15回目と節目の回になった今年のデザインコンペは、「TRIP」をテーマに掲げ、従来通り応募時点で39歳以下という条件のもと、過去4年と同様の5名の審査員で審査を行いました。

パンデミックにも人々が順応しだしたようなムードを感じつつも、国際情勢や経済などを中心に新たな変化の渦が、世界を取り巻いています。「旅」のデザインでコロナ後の未来に想いを馳せていただきたいという思いから、「TRIP」をテーマに掲げ、全体では1,218通りの作品案の応募がありました。「旅に出たい」という初期衝動をダイレクトに訴えるようなプロダクト、ファッション、コミュニケーションデザインから、別視点で「TRIP」というワードを読み解いたデザイン提案まで幅広い作品が集まりました。
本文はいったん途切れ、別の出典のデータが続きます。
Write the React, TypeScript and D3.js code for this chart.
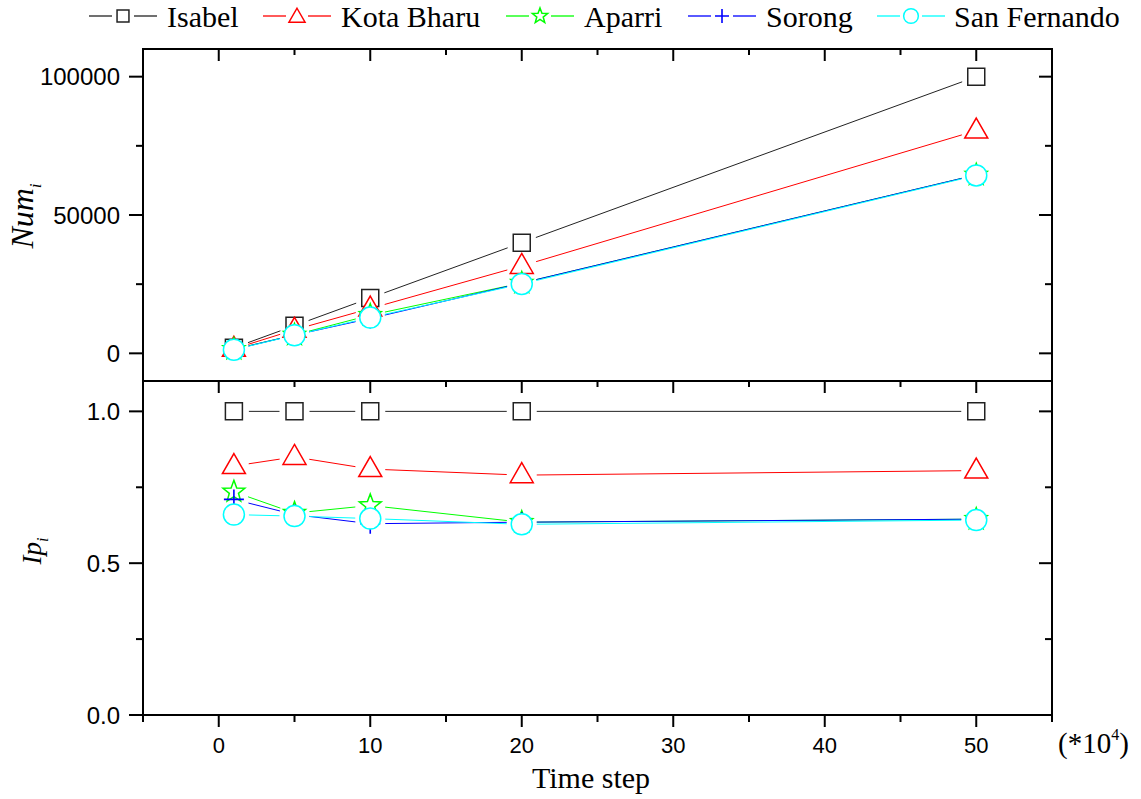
import React from 'react';
import * as d3 from 'd3';

// ---------- data ----------
const timeSteps = [1, 5, 10, 20, 50];
const seriesNames = ['Isabel', 'Kota Bharu', 'Aparri', 'Sorong', 'San Fernando'];
const seriesColors = ['#222222', '#ff0000', '#00ff00', '#0000ff', '#00ffff'];
const seriesMarkers = ['square', 'triangle', 'star', 'plus', 'circle'];

const numIsabel = [2000, 10000, 20000, 40000, 100000];
const numKotaBharu = [1640, 8500, 16200, 31600, 80500];
const numAparri = [1470, 6650, 13800, 25400, 64500];
const numSorong = [1420, 6600, 12600, 25400, 64500];
const numSanFernando = [1320, 6530, 12940, 25080, 64300];

const ipIsabel = [1.0, 1.0, 1.0, 1.0, 1.0];
const ipKotaBharu = [0.82, 0.85, 0.81, 0.79, 0.805];
const ipAparri = [0.735, 0.665, 0.69, 0.635, 0.645];
const ipSorong = [0.71, 0.66, 0.63, 0.635, 0.645];
const ipSanFernando = [0.66, 0.655, 0.647, 0.628, 0.642];

const numSeries = [numIsabel, numKotaBharu, numAparri, numSorong, numSanFernando];
const ipSeries = [ipIsabel, ipKotaBharu, ipAparri, ipSorong, ipSanFernando];

const xMajorTicks = [0, 10, 20, 30, 40, 50];
const xMinorTicks = [-5, 5, 15, 25, 35, 45, 55];
const numMajorTicks = [0, 50000, 100000];
const numMinorTicks = [25000, 75000];
const ipMajorTicks = [0, 0.5, 1.0];
const ipMinorTicks = [0.25, 0.75];
const ipTickLabels = ['0.0', '0.5', '1.0'];

// ---------- layout ----------
const W = 1141;
const H = 799;
const left = 143;
const right = 1052;
const topY = 49;
const midY = 381;
const bottomY = 715;

const legendX = [89, 263, 506, 688, 877];
const legendTextX = [167, 341, 584, 766, 954];

const serif = '"Liberation Serif", "Times New Roman", serif';
const sans = '"Liberation Sans", Arial, sans-serif';

function markerPath(kind: string, s: number): string {
  if (kind === 'square') {
    const h = 8.5 * s;
    return `M${-h},${-h}H${h}V${h}H${-h}Z`;
  }
  if (kind === 'triangle') {
    const w = 11.5 * s;
    return `M0,${-12.5 * s}L${w},${7.5 * s}L${-w},${7.5 * s}Z`;
  }
  if (kind === 'circle') {
    const r = 10.5 * s;
    return `M${r},0A${r},${r} 0 1,1 ${-r},0A${r},${r} 0 1,1 ${r},0Z`;
  }
  if (kind === 'star') {
    const ro = 11.5 * s;
    const ri = 4.8 * s;
    const pts: string[] = [];
    for (let i = 0; i < 10; i++) {
      const a = -Math.PI / 2 + (i * Math.PI) / 5;
      const r = i % 2 === 0 ? ro : ri;
      pts.push(`${(r * Math.cos(a)).toFixed(2)},${(r * Math.sin(a)).toFixed(2)}`);
    }
    return 'M' + pts.join('L') + 'Z';
  }
  // plus
  const a = 10 * s;
  return `M${-a},0H${a}M0,${-a}V${a}`;
}

function Marker({ kind, x, y, color, s = 1 }: { kind: string; x: number; y: number; color: string; s?: number }) {
  return (
    <path
      d={markerPath(kind, s)}
      transform={`translate(${x},${y})`}
      fill={kind === 'plus' ? 'none' : '#ffffff'}
      stroke={color}
      strokeWidth={kind === 'plus' ? 1.6 : 1.5}
    />
  );
}

function gappedSegments(pts: [number, number][], gap: number): string {
  let d = '';
  for (let i = 0; i < pts.length - 1; i++) {
    const [x0, y0] = pts[i];
    const [x1, y1] = pts[i + 1];
    const dx = x1 - x0;
    const dy = y1 - y0;
    const len = Math.hypot(dx, dy);
    if (len <= 2 * gap) continue;
    const ux = dx / len;
    const uy = dy / len;
    d += `M${x0 + ux * gap},${y0 + uy * gap}L${x1 - ux * gap},${y1 - uy * gap}`;
  }
  return d;
}

export default function App() {
  const x = d3.scaleLinear().domain([-5, 55]).range([left, right]);
  const yNum = d3.scaleLinear().domain([-10000, 110000]).range([midY, topY]);
  const yIp = d3.scaleLinear().domain([0, 1.1]).range([bottomY, midY]);

  const axisStroke = '#000';
  const aw = 2;

  const panel = (
    y: d3.ScaleLinear<number, number>,
    y0: number,
    y1: number,
    majors: number[],
    minors: number[],
    labels: string[],
    series: number[][],
    isBottom: boolean,
    key: string
  ) => (
    <g key={key}>
      {/* series */}
      {series.map((vals, si) => {
        const pts: [number, number][] = vals.map((v, i) => [x(timeSteps[i]), y(v)]);
        return (
          <g key={si}>
            <path d={gappedSegments(pts, 15)} fill="none" stroke={seriesColors[si]} strokeWidth={1} />
            {pts.map((p, i) => (
              <Marker key={i} kind={seriesMarkers[si]} x={p[0]} y={p[1]} color={seriesColors[si]} />
            ))}
          </g>
        );
      })}
      {/* frame */}
      <rect x={left} y={y0} width={right - left} height={y1 - y0} fill="none" stroke={axisStroke} strokeWidth={aw} />
      {/* left ticks (outward) */}
      {majors.map((t, i) => (
        <g key={'lm' + i}>
          <line x1={left - 14} x2={left} y1={y(t)} y2={y(t)} stroke={axisStroke} strokeWidth={aw} />
          <line x1={right - 13} x2={right} y1={y(t)} y2={y(t)} stroke={axisStroke} strokeWidth={aw} />
          <text x={120} y={y(t)} dy="0.36em" textAnchor="end" fontFamily={sans} fontSize={24} fill="#000">
            {labels[i]}
          </text>
        </g>
      ))}
      {minors.map((t, i) => (
        <g key={'ln' + i}>
          <line x1={left - 7} x2={left} y1={y(t)} y2={y(t)} stroke={axisStroke} strokeWidth={aw} />
          <line x1={right - 7} x2={right} y1={y(t)} y2={y(t)} stroke={axisStroke} strokeWidth={aw} />
        </g>
      ))}
      {/* top ticks (inward) */}
      {xMajorTicks.map((t) => (
        <line key={'tm' + t} x1={x(t)} x2={x(t)} y1={y0} y2={y0 + 12} stroke={axisStroke} strokeWidth={aw} />
      ))}
      {xMinorTicks.map((t) => (
        <line key={'tn' + t} x1={x(t)} x2={x(t)} y1={y0} y2={y0 + 6} stroke={axisStroke} strokeWidth={aw} />
      ))}
      {isBottom && (
        <g>
          {xMajorTicks.map((t) => (
            <g key={'bm' + t}>
              <line x1={x(t)} x2={x(t)} y1={y1} y2={y1 + 12} stroke={axisStroke} strokeWidth={aw} />
              <text x={x(t)} y={753} textAnchor="middle" fontFamily={sans} fontSize={22} fill="#000">
                {t}
              </text>
            </g>
          ))}
          {xMinorTicks.map((t) => (
            <line key={'bn' + t} x1={x(t)} x2={x(t)} y1={y1} y2={y1 + 7} stroke={axisStroke} strokeWidth={aw} />
          ))}
        </g>
      )}
    </g>
  );

  return (
    <svg width={W} height={H} viewBox={`0 0 ${W} ${H}`} style={{ display: 'block', position: 'absolute', left: 0, top: 0, background: '#fff' }}>
      <rect width={W} height={H} fill="#fff" />
      {/* legend */}
      {seriesNames.map((name, i) => {
        const lx = legendX[i];
        const cx = lx + 34;
        return (
          <g key={name}>
            <line x1={lx} x2={cx - 11} y1={16} y2={16} stroke={seriesColors[i]} strokeWidth={1.3} />
            <line x1={cx + 11} x2={lx + 68} y1={16} y2={16} stroke={seriesColors[i]} strokeWidth={1.3} />
            <Marker kind={seriesMarkers[i]} x={cx} y={i === 1 ? 17 : 16} color={seriesColors[i]} s={0.7} />
            <text x={legendTextX[i]} y={27} fontFamily={serif} fontSize={30} fill="#000">
              {name}
            </text>
          </g>
        );
      })}

      {panel(yNum, topY, midY, numMajorTicks, numMinorTicks, numMajorTicks.map(String), numSeries, false, 'top')}
      {panel(yIp, midY, bottomY, ipMajorTicks, ipMinorTicks, ipTickLabels, ipSeries, true, 'bottom')}

      {/* axis titles */}
      <text transform="translate(33,216) rotate(-90)" textAnchor="middle" fontFamily={serif} fontStyle="italic" fontSize={32} fill="#000">
        Num<tspan fontSize={17} dy={8}>i</tspan>
      </text>
      <text transform="translate(41,551) rotate(-90)" textAnchor="middle" fontFamily={serif} fontStyle="italic" fontSize={27} fill="#000">
        Ip<tspan fontSize={16} dy={7}>i</tspan>
      </text>
      <text x={591} y={788} textAnchor="middle" fontFamily={serif} fontSize={30} fill="#000">
        Time step
      </text>
      <text x={1058} y={753} fontFamily={serif} fontSize={29} fill="#000">
        (*10<tspan fontSize={16} dy={-13}>4</tspan>
        <tspan dy={13}>)</tspan>
      </text>
    </svg>
  );
}
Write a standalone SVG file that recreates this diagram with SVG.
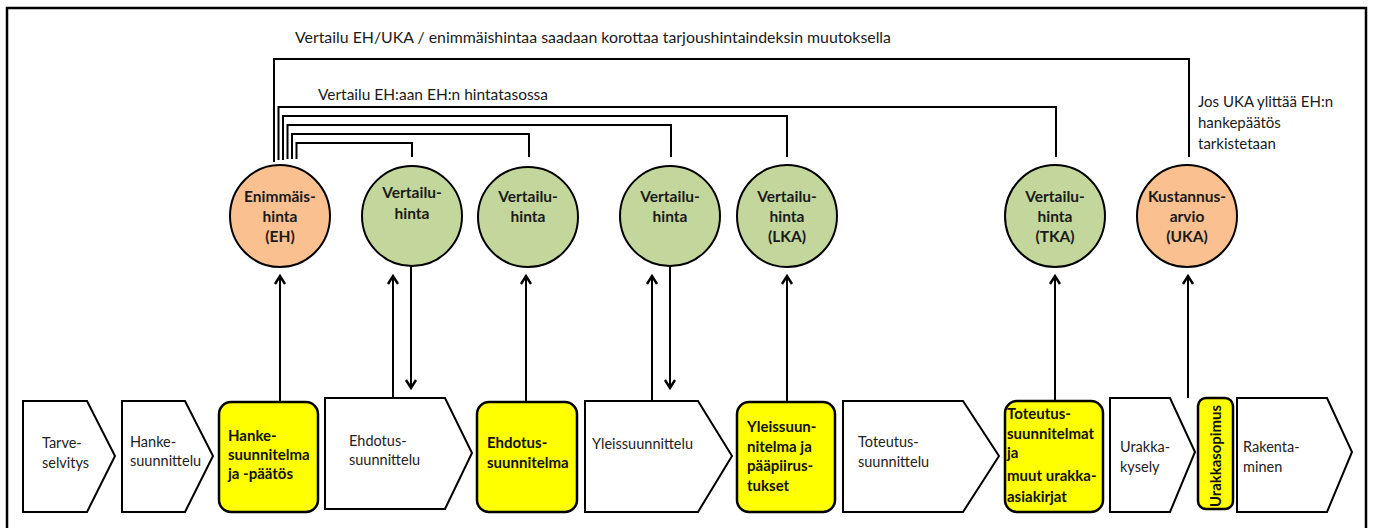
<svg xmlns="http://www.w3.org/2000/svg" width="1374" height="528" viewBox="0 0 1374 528">
<defs>
<style>
.frame{fill:none;stroke:#000;stroke-width:2.5}
.line{fill:none;stroke:#000;stroke-width:2}
.arrow{fill:none;stroke:#000;stroke-width:2;marker-end:url(#ah)}
.orange{fill:#FAC090;stroke:#000;stroke-width:2}
.green{fill:#C3D69B;stroke:#000;stroke-width:2}
.step{fill:#fff;stroke:#000;stroke-width:2;stroke-linejoin:miter}
.yel{fill:#FFFF00;stroke:#000;stroke-width:2.5}
.ct{font-family:Lato,"Liberation Sans",sans-serif;font-size:15.5px;font-weight:bold;fill:#1a1a1a;text-anchor:middle}
.bt{font-family:Lato,"Liberation Sans",sans-serif;font-size:15px;font-weight:bold;fill:#111}
.st{font-family:Lato,"Liberation Sans",sans-serif;font-size:14.5px;fill:#222}
.lab{font-family:Lato,"Liberation Sans",sans-serif;font-size:15px;fill:#1a1a1a}
</style>
<marker id="ah" viewBox="0 0 14 14" refX="10" refY="7" markerWidth="14" markerHeight="14" markerUnits="userSpaceOnUse" orient="auto">
<path d="M2,2 L10,7 L2,12" fill="none" stroke="#000" stroke-width="2.4"/>
</marker>
</defs>
<rect x="0" y="0" width="1374" height="528" fill="#fff"/>
<rect class="frame" x="7" y="8" width="1359" height="540"/>

<g id="labels">
<text class="lab" x="295" y="43" textLength="596" lengthAdjust="spacingAndGlyphs">Vertailu EH/UKA / enimmäishintaa saadaan korottaa tarjoushintaindeksin muutoksella</text>
<text class="lab" x="318" y="100" textLength="230" lengthAdjust="spacingAndGlyphs">Vertailu EH:aan EH:n hintatasossa</text>
<text class="lab" x="1198" y="107" font-size="14">Jos UKA ylittää EH:n</text>
<text class="lab" x="1198" y="128" font-size="14">hankepäätös</text>
<text class="lab" x="1198" y="149" font-size="14">tarkistetaan</text>
</g>

<g id="connectors">
<polyline class="line" points="274,162 274,59 1189,59 1189,157"/>
<polyline class="line" points="278.5,160 278.5,107 1056,107 1056,157"/>
<polyline class="line" points="283,160 283,116 787,116 787,157"/>
<polyline class="line" points="287.5,159 287.5,125 671,125 671,157"/>
<polyline class="line" points="292,159 292,134 529,134 529,157"/>
<polyline class="line" points="296.5,159 296.5,143 412,143 412,157"/>
<line class="arrow" x1="280" y1="401" x2="280" y2="276"/>
<line class="arrow" x1="393" y1="398" x2="393" y2="276"/>
<line class="arrow" x1="411" y1="266" x2="411" y2="388"/>
<line class="arrow" x1="526" y1="402" x2="526" y2="276"/>
<line class="arrow" x1="652" y1="401" x2="652" y2="276"/>
<line class="arrow" x1="670" y1="266" x2="670" y2="388"/>
<line class="arrow" x1="787" y1="402" x2="787" y2="276"/>
<line class="arrow" x1="1055" y1="401" x2="1055" y2="276"/>
<line class="arrow" x1="1188" y1="398" x2="1188" y2="276"/>
</g>

<g id="c-eh"><ellipse class="orange" cx="280" cy="216" rx="50" ry="51"/>
<text class="ct" x="280" y="202">Enimmäis-</text><text class="ct" x="280" y="222">hinta</text><text class="ct" x="280" y="242">(EH)</text></g>
<g id="c-v1"><ellipse class="green" cx="412" cy="216" rx="50" ry="50"/>
<text class="ct" x="412" y="198">Vertailu-</text><text class="ct" x="412" y="219">hinta</text></g>
<g id="c-v2"><ellipse class="green" cx="528" cy="217" rx="50" ry="50"/>
<text class="ct" x="528" y="202">Vertailu-</text><text class="ct" x="528" y="222">hinta</text></g>
<g id="c-v3"><ellipse class="green" cx="670" cy="216" rx="50" ry="50"/>
<text class="ct" x="670" y="202">Vertailu-</text><text class="ct" x="670" y="222">hinta</text></g>
<g id="c-lka"><ellipse class="green" cx="787" cy="216" rx="50" ry="51"/>
<text class="ct" x="787" y="202">Vertailu-</text><text class="ct" x="787" y="222">hinta</text><text class="ct" x="787" y="242">(LKA)</text></g>
<g id="c-tka"><ellipse class="green" cx="1055" cy="216" rx="50" ry="51"/>
<text class="ct" x="1055" y="202">Vertailu-</text><text class="ct" x="1055" y="222">hinta</text><text class="ct" x="1055" y="242">(TKA)</text></g>
<g id="c-uka"><ellipse class="orange" cx="1187" cy="216" rx="50" ry="51"/>
<text class="ct" x="1187" y="202">Kustannus-</text><text class="ct" x="1187" y="222">arvio</text><text class="ct" x="1187" y="242">(UKA)</text></g>

<g id="s-tarve"><polygon class="step" points="23,401 87,401 115,456 87,512 23,512"/>
<text class="st" x="42" y="448">Tarve-</text><text class="st" x="42" y="468">selvitys</text></g>
<g id="s-hanke"><polygon class="step" points="122,401 185,401 213,456 185,512 122,512"/>
<text class="st" x="130" y="447">Hanke-</text><text class="st" x="130" y="466">suunnittelu</text></g>
<g id="y-hanke"><rect class="yel" x="219" y="402" width="99" height="110" rx="12"/>
<text class="bt" x="228" y="441">Hanke-</text><text class="bt" x="228" y="460">suunnitelma</text><text class="bt" x="228" y="479">ja -päätös</text></g>
<g id="s-ehd"><polygon class="step" points="325,398 445,398 472,453 445,509 325,509"/>
<text class="st" x="349" y="446">Ehdotus-</text><text class="st" x="349" y="465">suunnittelu</text></g>
<g id="y-ehd"><rect class="yel" x="477" y="402" width="100" height="110" rx="12"/>
<text class="bt" x="487" y="448">Ehdotus-</text><text class="bt" x="487" y="468">suunnitelma</text></g>
<g id="s-yleis"><polygon class="step" points="585,401 698,401 732,456 698,512 585,512"/>
<text class="st" x="592" y="449">Yleissuunnittelu</text></g>
<g id="y-yleis"><rect class="yel" x="737" y="402" width="98" height="110" rx="12"/>
<text class="bt" x="747" y="432">Yleissuun-</text><text class="bt" x="747" y="452">nitelma ja</text><text class="bt" x="747" y="471">pääpiirus-</text><text class="bt" x="747" y="491">tukset</text></g>
<g id="s-tot"><polygon class="step" points="843,401 963,401 999,456 963,512 843,512"/>
<text class="st" x="858" y="447">Toteutus-</text><text class="st" x="858" y="467">suunnittelu</text></g>
<g id="y-tot"><rect class="yel" x="1005" y="401" width="98" height="111" rx="12"/>
<text class="bt" x="1007" y="419">Toteutus-</text><text class="bt" x="1007" y="439">suunnitelmat</text><text class="bt" x="1007" y="458">ja</text><text class="bt" x="1007" y="481">muut urakka-</text><text class="bt" x="1007" y="502">asiakirjat</text></g>
<g id="s-urakka"><polygon class="step" points="1110,398 1170,398 1195,452 1170,512 1110,512"/>
<text class="st" x="1120" y="452">Urakka-</text><text class="st" x="1120" y="472">kysely</text></g>
<g id="y-sopimus"><rect class="yel" x="1198" y="398" width="35" height="111" rx="8"/>
<text class="bt" transform="translate(1221,456) rotate(-90)" text-anchor="middle" textLength="102" lengthAdjust="spacingAndGlyphs">Urakkasopimus</text></g>
<g id="s-rak"><polygon class="step" points="1237,398 1327,398 1352,452 1327,512 1237,512"/>
<text class="st" x="1243" y="452">Rakenta-</text><text class="st" x="1243" y="472">minen</text></g>
</svg>
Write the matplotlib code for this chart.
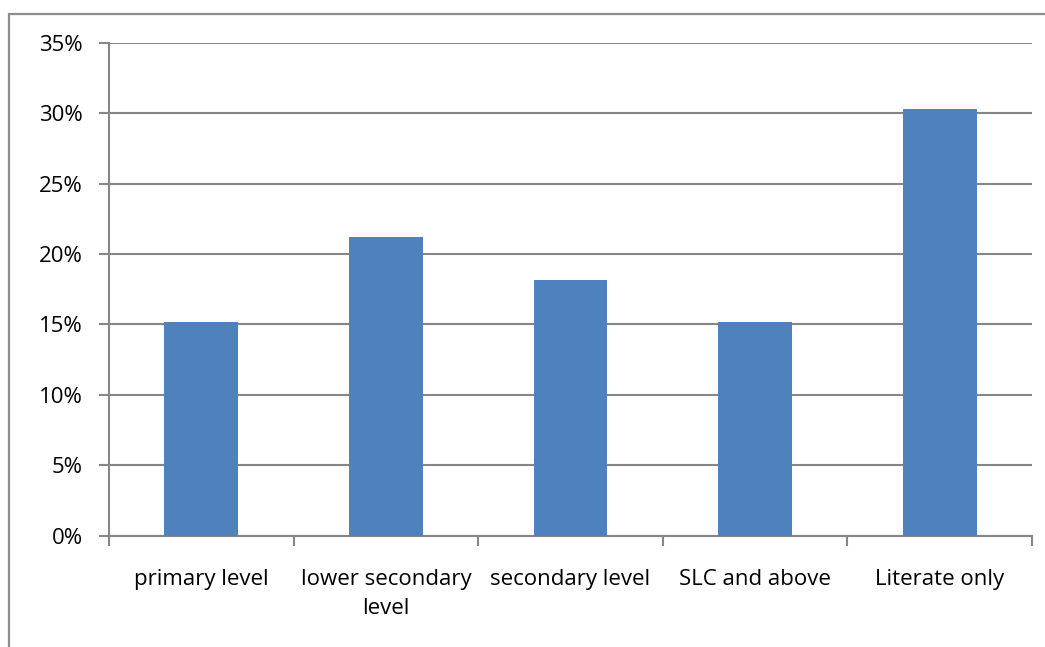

「デザイン力」「提案力」「テーマの理解力」「受け手の意識」「実現化(含む商品化)につながる」という5つの審査基準のもと、1次審査(書類審査)で10点を選出、2次審査ではプレゼンテーション・審査員との質疑応答を行い、グランプリ1点、優秀賞3点、ファイナリスト6点を決定いたしました。現在の審査員陣でのアワードは5年目となりますが、満場一致でグランプリが選出されたのは初めてのことでした。また、上位に残った作品は、提案力、想像力、発見力が優れていた印象です。

昨年に引き続き、2次審査は作家はリモートでプレゼンテーションを行い、審査を実施しました。プレゼンテーションの質がどのチームも高く、若い世代のデジタルリテラシーの高さを実感しました。またファイナリスト10組のうち6組が学生だったことを受け、審査員および主催者一同、次世代を担うデザイナーの大きな可能性を感じる結果となりました。

商品化・実現化への期待が大きく膨らむ、実用的なデザインから詩的な提案まで、幅広い計10作品を発表できることを喜ばしく思います。これまでと同様、今回の受賞・入選作については商品化・実現化を目指していきます。

応募をいただいたすべての皆さまに感謝の意を表します。ありがとうございました。